In 2011, The Diamond reopened to standing room only. At Harvest Moon Grille, the hearty pork sliders created by chef and farmer Cassie Parsons, some with local cheeses, were delightfully inventive, but then I have only praise for a chef who raises her own meat. Owners Jill Marcus and Karen Teed scored big in 2011, first with the wonderfully artsy Halcyon, Flavors from the Earth, and then with Fern: Flavors from the Garden, a vegetarian restaurant.

One top spot of the year was Kien Giang Food 2 Go, a mom-and-pop eatery featuring southern Vietnamese home cooking, small in everything except flavor.

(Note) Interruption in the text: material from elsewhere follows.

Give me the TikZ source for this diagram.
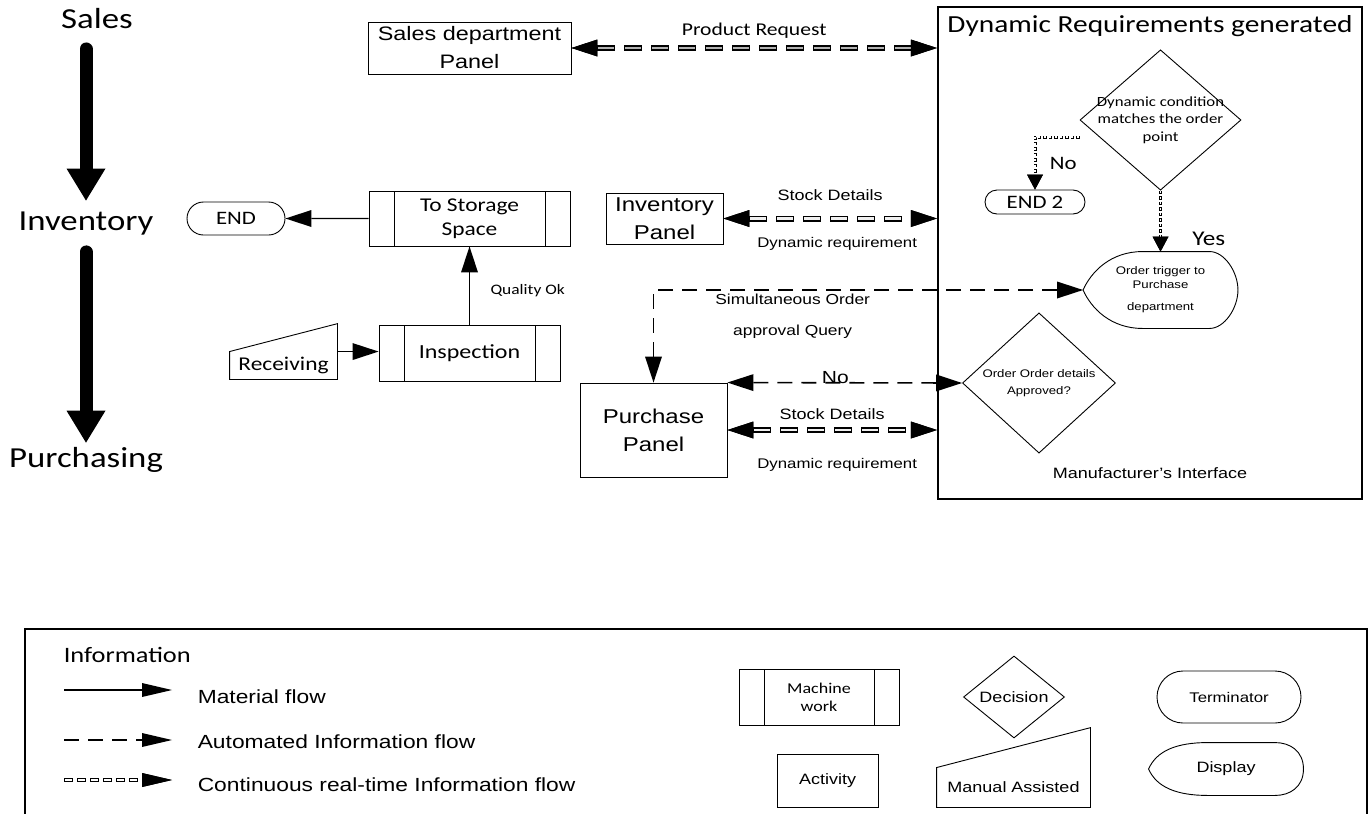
\documentclass[tikz,border=0pt]{standalone}
\usepackage{fontspec}
\setmainfont{Liberation Sans}[FakeStretch=1.2]
\newfontfamily\calfont{Carlito}[FakeStretch=1.2]
\usetikzlibrary{arrows.meta}
\usetikzlibrary{positioning}
\usetikzlibrary{shapes.geometric,shapes.misc}
\usetikzlibrary{calc}

\begin{document}
\begin{tikzpicture}[x=1pt, y=-1pt, node distance=100pt, line width=0.9pt,
  >={Triangle[length=26pt,width=17pt,line width=0pt,color=black,fill=black]}]
% Define block styles
\tikzstyle{side} = [font=\calfont\fontsize{29}{32}\selectfont]
\tikzstyle{block} = [rectangle, draw, align=center, inner sep=2pt]
\tikzstyle{machine} = [rectangle, draw, align=center, path picture={
    \draw ([xshift=25pt]path picture bounding box.north west) -- ([xshift=25pt]path picture bounding box.south west);
    \draw ([xshift=-25pt]path picture bounding box.north east) -- ([xshift=-25pt]path picture bounding box.south east);}]
\tikzstyle{terminator} = [rounded rectangle, draw, inner sep=2pt]
\tikzstyle{decision} = [diamond, draw, align=center, inner sep=0pt]
\tikzstyle{manual} = [align=center, append after command={\pgfextra{
    \draw (\tikzlastnode.south west) -- (\tikzlastnode.north west)
      -- ($(\tikzlastnode.north east)!-1!(\tikzlastnode.south east)$) -- (\tikzlastnode.south east) -- cycle;}}]
\tikzstyle{display} = [align=center, minimum width=154pt, append after command={\pgfextra{
    \draw (\tikzlastnode.west) .. controls ([xshift=8pt,yshift=18pt]\tikzlastnode.west) and ([xshift=-50pt]\tikzlastnode.north) .. ([xshift=-18pt]\tikzlastnode.north)
      -- ([xshift=49pt]\tikzlastnode.north) .. controls ([xshift=64pt]\tikzlastnode.north) and ([yshift=18pt]\tikzlastnode.east) .. (\tikzlastnode.east)
      .. controls ([yshift=-18pt]\tikzlastnode.east) and ([xshift=64pt]\tikzlastnode.south) .. ([xshift=49pt]\tikzlastnode.south)
      -- ([xshift=-18pt]\tikzlastnode.south) .. controls ([xshift=-50pt]\tikzlastnode.south) and ([xshift=8pt,yshift=-18pt]\tikzlastnode.west) .. (\tikzlastnode.west) -- cycle;}}]
\tikzstyle{bigarrow} = [draw, line width=13pt, line cap=round, -{Triangle[length=32pt,width=39pt,line width=0pt]}]
\tikzstyle{line} = [draw, ->, line width=1.4pt]
\tikzstyle{autoflow} = [draw, <->, line width=1.6pt, dash pattern=on 15pt off 9pt]
\tikzstyle{contflow} = [draw, <->, line width=6pt, dash pattern=on 18pt off 9pt,
    postaction={draw=gray!12, line width=2.6pt, dash pattern=on 16pt off 11pt, dash phase=26pt}]
\tikzstyle{contgray} = [draw, <->, line width=6pt, dash pattern=on 18pt off 9pt,
    postaction={draw=gray!60, line width=2.6pt, dash pattern=on 16pt off 11pt, dash phase=26pt}]
\tikzstyle{dotflow} = [>={Triangle[length=15pt,width=16pt,line width=0pt,color=black,fill=black]},
    draw, ->, line width=3pt, dash pattern=on 3.5pt off 2pt,
    postaction={draw=white, line width=1.1pt, dash pattern=on 2.1pt off 3.4pt, dash phase=4.8pt}]
\tikzstyle{legcont} = [draw, ->, line width=4pt, dash pattern=on 9pt off 4pt,
    postaction={draw=white, line width=1.6pt, dash pattern=on 7.4pt off 5.6pt, dash phase=12.2pt}]

\useasboundingbox (0,0) rectangle (1371,814);

    % Place nodes
    \node [side] (sales) at (97,19) {Sales};
    \node [side] (inventory) at (86,224) {Inventory};
    \node [side] (purchasing) at (86,460) {Purchasing};
    \node [machine, minimum width=201pt, minimum height=55pt, font=\calfont\fontsize{19.5}{24}\selectfont] (store) at (469.5,218.5) {To Storage\\Space};
    \node [block, above of=store, node distance=170.5pt, minimum width=203pt, minimum height=52pt, font=\fontsize{19.5}{28}\selectfont] (salesp) {Sales department\\Panel};
    \node [terminator, left of=store, node distance=233.5pt, minimum width=102pt, minimum height=33pt, font=\calfont\fontsize{19}{22}\selectfont] (end1) {END};
    \node [machine, below of=store, node distance=134.5pt, minimum width=181pt, minimum height=56pt, font=\calfont\fontsize{20}{24}\selectfont] (inspect) {Inspection};
    \node [manual, minimum width=107pt, minimum height=27pt, font=\calfont\fontsize{19.5}{24}\selectfont] (recv) at (283.5,365.5) {Receiving};
    \node [block, right of=store, node distance=195pt, minimum width=117pt, minimum height=51pt, font=\fontsize{20}{28}\selectfont] (invp) {Inventory\\Panel};
    \node [block, minimum width=147pt, minimum height=94pt, font=\fontsize{20}{28}\selectfont] (purchp) at (653.5,430) {Purchase\\Panel};
    \node [draw, line width=2.2pt, minimum width=424pt, minimum height=492pt] (bigbox) at (1150,253) {};
    \node [below=6pt of bigbox.north, font=\calfont\fontsize{24.5}{28}\selectfont] (reqtitle) {Dynamic Requirements generated};
    \node [above=18pt of bigbox.south, font=\fontsize{15}{18}\selectfont] (manuf) {Manufacturer's Interface};
    \node [decision, minimum width=161pt, minimum height=131pt, inner sep=-8.5pt, font=\calfont\fontsize{14}{17.5}\selectfont] (cond) at (1160.5,120) {Dynamic condition\\matches the order\\point};
    \node [terminator, minimum width=104pt, minimum height=24pt, font=\calfont\fontsize{19}{22}\selectfont] (end2) at (1035,202) {END 2};
    \node [display, below of=cond, node distance=170pt, minimum height=76pt, font=\fontsize{11}{14}\selectfont] (order) {Order trigger to\\Purchase\\[8pt]department};
    \node [decision, minimum width=153pt, minimum height=125pt, font=\fontsize{11}{17}\selectfont] (approved) at (1039,383) {Order Order details\\Approved?};

    % Draw edges
    \draw [bigarrow, shorten <=16pt, shorten >=8pt] (inventory |- sales.south) -- (inventory.north);
    \draw [bigarrow, shorten <=12.5pt, shorten >=1pt] (inventory.south) -- (purchasing.north);
    \draw [contgray] (salesp.east) -- (salesp.east -| bigbox.west)
        node [midway, above=3pt, font=\calfont\fontsize{18}{22}\selectfont] (prodreq) {Product Request};
    \draw [contflow] (invp.east) -- (invp.east -| bigbox.west)
        node [midway, above=12pt, font=\fontsize{15}{18}\selectfont] (stock1) {Stock Details}
        node [midway, below=13pt, xshift=7pt, font=\fontsize{14}{18}\selectfont] (dynreq1) {Dynamic requirement};
    \draw [line] (store) -- (end1);
    \draw [line] (inspect) -- (store)
        node [pos=0.43, right=17pt, font=\calfont\fontsize{14.5}{18}\selectfont] (qok) {Quality Ok};
    \draw [line] (recv.north east) -- (recv.north east -| inspect.west);
    \draw [autoflow] (order.west) -| (purchp.north)
        node [pos=0.338, below=0pt, align=center, font=\fontsize{14.5}{31}\selectfont] (simq) {Simultaneous Order\\approval Query};
    \draw [autoflow] (purchp.north east) -- (approved.west)
        node [pos=0.46, yshift=5pt, font=\fontsize{17.5}{20}\selectfont] (no1) {No};
    \draw [contflow] (purchp.east) -- (purchp.east -| bigbox.west)
        node [midway, above=4pt, font=\fontsize{15}{18}\selectfont] (stock2) {Stock Details}
        node [midway, below=22pt, xshift=5pt, font=\fontsize{14}{18}\selectfont] (dynreq2) {Dynamic requirement};
    \draw [dotflow] ([yshift=-17pt]cond.west) -| (end2.north)
        node [pos=0.75, right=10pt, font=\calfont\fontsize{19}{22}\selectfont] (no2) {No};
    \draw [dotflow] (cond) -- (order)
        node [pos=0.79, right=27pt, font=\calfont\fontsize{21}{24}\selectfont] (yes) {Yes};

    % Legend
    \node [draw, line width=1.6pt, minimum width=1342pt, minimum height=201pt] (legend) at (696,729.5) {};
    \node [anchor=west, font=\calfont\fontsize{22}{26}\selectfont] (info) at (60,655) {Information};
    \node [anchor=west, font=\fontsize{19}{22}\selectfont] (mattxt) at (194,697) {Material flow};
    \node [anchor=west, font=\fontsize{19}{22}\selectfont] (autotxt) at (194,742) {Automated Information flow};
    \node [anchor=west, font=\fontsize{19}{22}\selectfont] (conttxt) at (194,785) {Continuous real-time Information flow};
    \coordinate (matstart) at (64,690);
    \coordinate (autostart) at (64,740);
    \coordinate (contstart) at (64,780);
    \begin{scope}[>={Triangle[length=30pt,width=14pt,line width=0pt,color=black,fill=black]}]
    \draw [line, shorten >=22pt] (matstart) -- (matstart -| mattxt.west);
    \draw [autoflow, ->, shorten >=22pt] (autostart) -- (autostart -| autotxt.west);
    \draw [legcont, shorten >=22pt] (contstart) -- (contstart -| conttxt.west);
    \end{scope}
    \begin{scope}[font=\fontsize{15}{18}\selectfont]
    \node [machine, minimum width=160pt, minimum height=56pt, font=\calfont\fontsize{15}{18}\selectfont] (mach) at (819,697) {Machine\\work};
    \node [block, minimum width=101pt, minimum height=53pt] (actv) at (827.5,780.5) {Activity};
    \node [decision, minimum width=101pt, minimum height=82pt] (dec) at (1014,697) {Decision};
    \node [manual, minimum width=153pt, minimum height=39pt] (manassist) at (1013.5,787.5) {Manual Assisted};
    \node [terminator, minimum width=148pt, minimum height=52pt, font=\fontsize{14}{18}\selectfont] (term) at (1229,697) {Terminator};
    \node [display, minimum height=52pt] (disp) at (1226,769) {Display};
    \end{scope}
\end{tikzpicture}
\end{document}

This year brought North Carolina moonshine, now legit, to center stage. Piedmont Distillers in Madison, N.C., has been producing Catdaddy Moonshine since 2005, but recently added the family recipes of former stock car driver Junior Johnson to their roster. According to the state ABC Commission, nine small micro-distilleries hold permits to distill liquor. Expect that number to increase. Near Charlotte, distillers are already producing gin and apple brandy.

Last December, I wrote about the scarcity of Charlotte food trucks due to the city's restrictive code regulating such issues as length of permit, operating hours (8 a.m. until 9 p.m.), location, and parking. But now Charlotte has more of these moveable feasts, even specialty trucks. Ironically, just as folks are jumping on the bandwagon, er, food truck here, food truck operators in other cities, notably L.A., are parking the truck and opening brick and mortar shops — like Parsons did when she opened Harvest Moon Grille, inspired by the popularity of her food truck. The ending of the food truck trend may have been signaled by chains such as Jack in the Box and Applebee's getting into the food truck business. During the building boom, Charlotte had many Latino food trucks around construction sites. Now, there are few sites and fewer trucks. As long as Charlotte has restrictive codes, traditional ethnic street food trucks will remain a rarity.

In 2012, Whole Foods will open in SouthPark, and Emeril Lagasse will open e2 Emeril's Eatery in the Levine Center for the Arts. In September, the Democratic National Convention will bring the national media to the city. Which restaurants will receive the most notice? Those serving fried chicken and barbecue, no doubt.